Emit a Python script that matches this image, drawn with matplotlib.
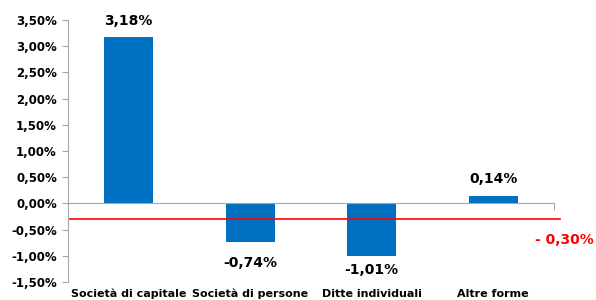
import matplotlib
matplotlib.use("Agg")
import matplotlib.pyplot as plt
import matplotlib.transforms as mtransforms

categories = ["Società di capitale", "Società di persone", "Ditte individuali", "Altre forme"]
values = [3.18, -0.74, -1.01, 0.14]
reference_value = -0.30
reference_label = "- 0,30%"
yticks = [-1.5, -1.0, -0.5, 0.0, 0.5, 1.0, 1.5, 2.0, 2.5, 3.0, 3.5]
label_offsets = [6, 10, 5, 7]  # points between bar end and its label

def fmt(v):
    return f"{v:.2f}%".replace(".", ",")

plt.rcParams['font.family'] = ['DejaVu Sans']
fig = plt.figure(figsize=(5.96, 3.0), dpi=100)
ax = fig.add_axes([68/596, 18/300, (554-68)/596, (282-20)/300])

x = list(range(len(categories)))
ax.bar(x, values, width=0.4, color="#0070C0", zorder=2)
ax.set_xlim(-0.5, len(categories) - 0.5)
ax.set_ylim(-1.5, 3.5)
ax.set_yticks(yticks)
ax.set_yticklabels([fmt(v) for v in yticks], fontsize=8.5, fontweight="bold")

ax.spines["top"].set_visible(False)
ax.spines["right"].set_visible(False)
ax.spines["left"].set_color("#A6A6A6")
ax.spines["bottom"].set_color("#A6A6A6")
ax.spines["bottom"].set_position(("data", 0))
ax.tick_params(axis="y", colors="#A6A6A6", labelcolor="black", length=4, direction="out", pad=4)
ax.set_xticks([len(categories) - 0.5])
ax.set_xticklabels([""])
ax.tick_params(axis="x", colors="#A6A6A6", length=5, direction="out")

# category labels at the bottom
trans = mtransforms.blended_transform_factory(ax.transData, ax.transAxes)
for xi, c in zip(x, categories):
    ax.text(xi, -0.025, c, transform=trans, ha="center", va="top", fontsize=8, fontweight="bold")

# value labels
for xi, v, off in zip(x, values, label_offsets):
    if v >= 0:
        ax.annotate(fmt(v), (xi, v), xytext=(0, off), textcoords="offset points",
                    ha="center", va="bottom", fontsize=10, fontweight="bold")
    else:
        ax.annotate(fmt(v), (xi, v), xytext=(0, -off), textcoords="offset points",
                    ha="center", va="top", fontsize=10, fontweight="bold")

# reference line
trans2 = mtransforms.blended_transform_factory(ax.transAxes, ax.transData)
ax.plot([0.004, 1.012], [reference_value, reference_value], color="red", lw=1.2,
        transform=trans2, clip_on=False, zorder=3)
trans3 = mtransforms.blended_transform_factory(fig.transFigure, ax.transData)
ax.text(0.997, reference_value - 0.40, reference_label, transform=trans3, ha="right", va="center",
        color="red", fontsize=10, fontweight="bold", clip_on=False)

fig.savefig("out.png", dpi=100)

....

Exactly as they appear, print the lines of the listing above from its first line through the line that contains "ax = fig.add_axes([68/596, 18/300, (554-68)/596, (282-20)/300])", minus the pictures.

**Complete response**
Emit a Python script that matches this image, drawn with matplotlib.
import matplotlib
matplotlib.use("Agg")
import matplotlib.pyplot as plt
import matplotlib.transforms as mtransforms

categories = ["Società di capitale", "Società di persone", "Ditte individuali", "Altre forme"]
values = [3.18, -0.74, -1.01, 0.14]
reference_value = -0.30
reference_label = "- 0,30%"
yticks = [-1.5, -1.0, -0.5, 0.0, 0.5, 1.0, 1.5, 2.0, 2.5, 3.0, 3.5]
label_offsets = [6, 10, 5, 7]  # points between bar end and its label

def fmt(v):
    return f"{v:.2f}%".replace(".", ",")

plt.rcParams['font.family'] = ['DejaVu Sans']
fig = plt.figure(figsize=(5.96, 3.0), dpi=100)
ax = fig.add_axes([68/596, 18/300, (554-68)/596, (282-20)/300])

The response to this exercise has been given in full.